China has overtaken Japan as the most trusted country among ASEAN nations, according to a survey conducted by Japan's own Ministry of Foreign Affairs—a diplomatic reversal that complicates Vietnam's careful positioning between its largest trading partner and a key South China Sea rival.
The poll, published by the Asahi Shimbun, found that 22 percent of ASEAN respondents named China as their most trusted country, edging out Japan at 17 percent. The findings mark a significant shift in regional sentiment and underscore the effectiveness of Beijing's Belt and Road investments and diplomatic engagement across Southeast Asia.
The irony that Tokyo's own foreign ministry commissioned research documenting its declining influence was not lost on regional observers. For decades, Japan positioned itself as Southeast Asia's natural partner—a democratic, economically advanced nation without the territorial disputes or political baggage that complicate relations with China.
But infrastructure speaks louder than sentiment. China has poured hundreds of billions of dollars into Southeast Asian ports, railways, and industrial zones over the past decade, creating economic dependencies that translate into diplomatic goodwill. Japanese development assistance, while substantial, has struggled to match Beijing's scale and speed.
For Vietnam, the poll findings present a particular challenge. Hanoi has spent years cultivating closer ties with Tokyo as a counterweight to Chinese pressure in the South China Sea, where the two countries maintain overlapping territorial claims. Japan has provided coast guard vessels, defense equipment, and diplomatic backing for Vietnam's maritime rights.
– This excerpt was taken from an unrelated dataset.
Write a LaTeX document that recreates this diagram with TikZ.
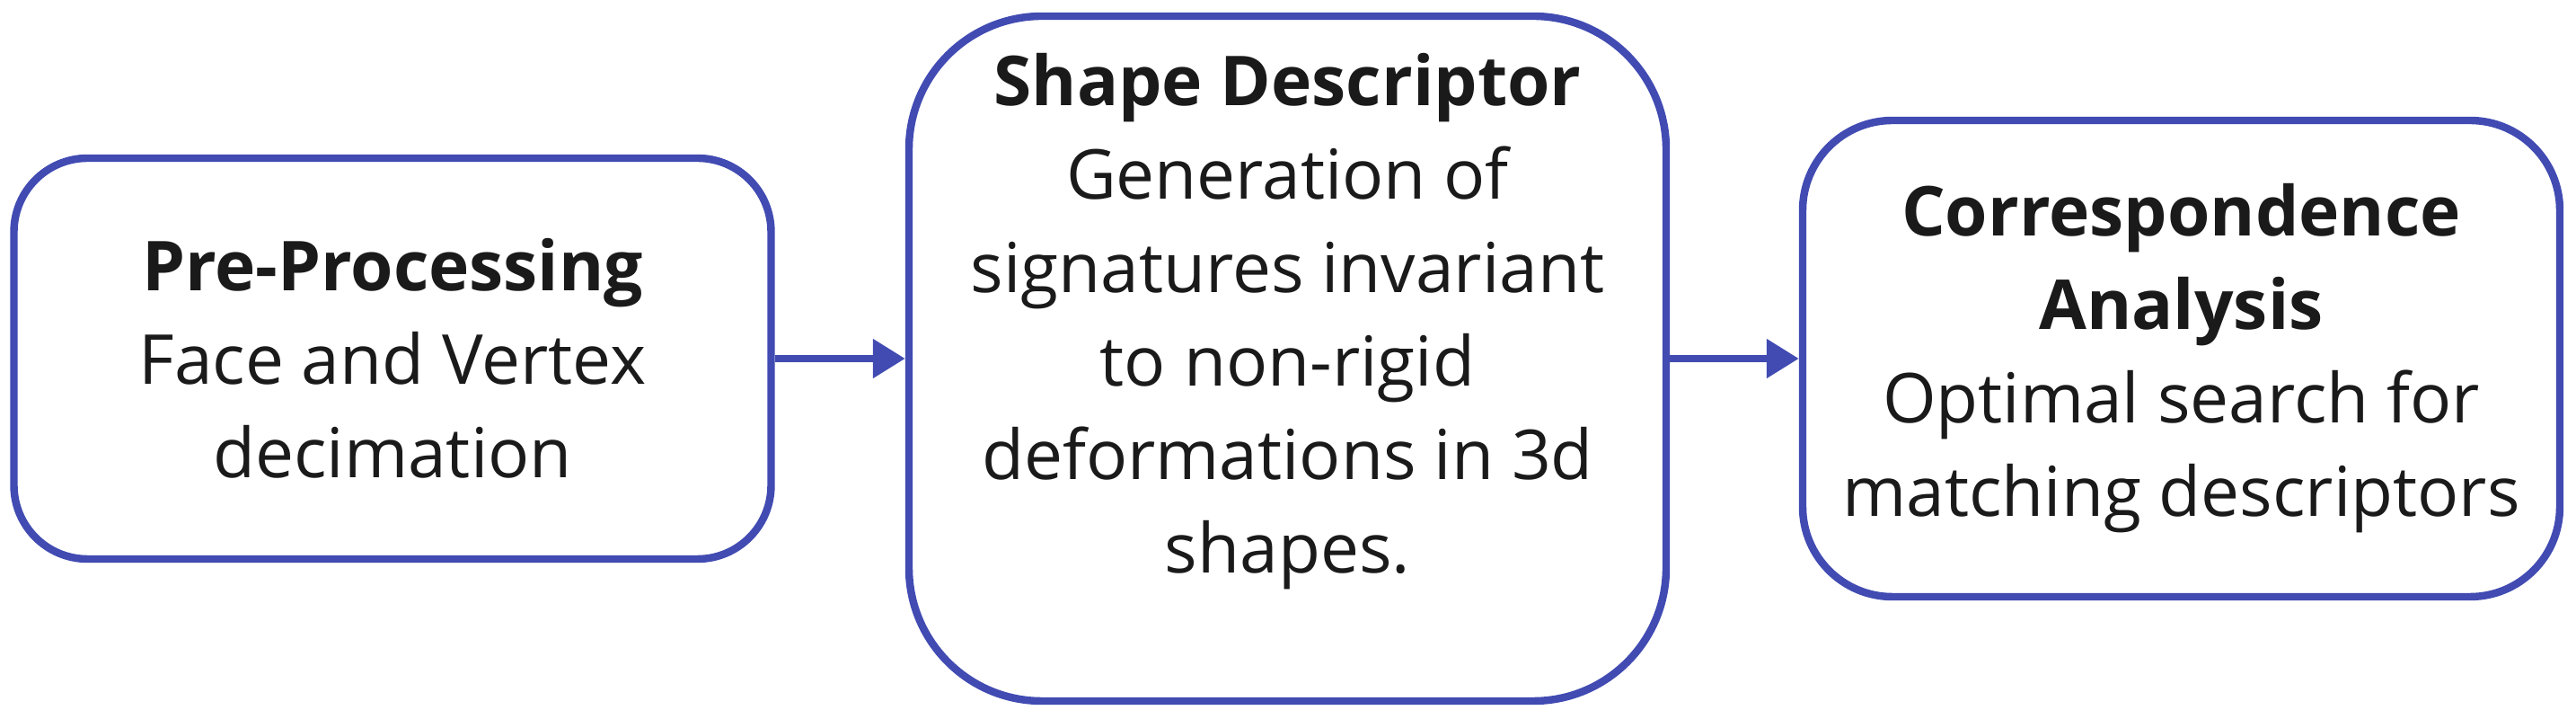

Yet China remains Vietnam's largest trading partner, with bilateral trade exceeding $230 billion in 2025. Chinese investment in Vietnamese manufacturing—particularly electronics and textiles—has accelerated as global companies diversify supply chains beyond China itself, creating a complex interdependence.
In Vietnam, as across pragmatic one-party states, economic opening proceeds carefully alongside political stability. The Communist Party maintains firm control while managing relationships with both Washington and Beijing, accepting American security cooperation while avoiding actions that might provoke its powerful northern neighbor.
The trust poll suggests that balancing act is becoming more difficult. As China's diplomatic position strengthens across ASEAN, Hanoi's ability to build regional coalitions on South China Sea issues may weaken. Vietnamese officials have long pushed for ASEAN unity on maritime disputes, but growing Chinese influence makes collective action less likely.
Japan, meanwhile, faces a strategic dilemma. The poll reveals that traditional soft power—shared democratic values, development assistance, cultural ties—may no longer compete effectively with China's hard infrastructure investments and economic leverage. Tokyo has increased defense cooperation with Southeast Asian partners, but remains constrained by constitutional limits on military engagement.
The survey results also reflect generational change across Southeast Asia. Younger respondents, who did not experience Japan's role in post-war development or China's ideological isolation, view Beijing as an economic engine rather than a political threat. Chinese universities, media, and technology platforms shape perceptions in ways Japanese influence once did.
For Hanoi, the challenge is maintaining strategic autonomy as regional dynamics shift. Vietnam cannot afford to alienate China economically or provoke Beijing militarily, yet depends on external partners like Japan and the United States to balance Chinese power. As trust in China grows among ASEAN neighbors, Vietnam's diplomatic calculations become more delicate.
The Communist Party's political model has delivered rapid economic growth and poverty reduction, making Vietnam a middle-income country within a generation. But the same pragmatism that enabled that transformation now requires navigating between great powers whose interests increasingly diverge—a balancing act that becomes more precarious as China's regional influence expands.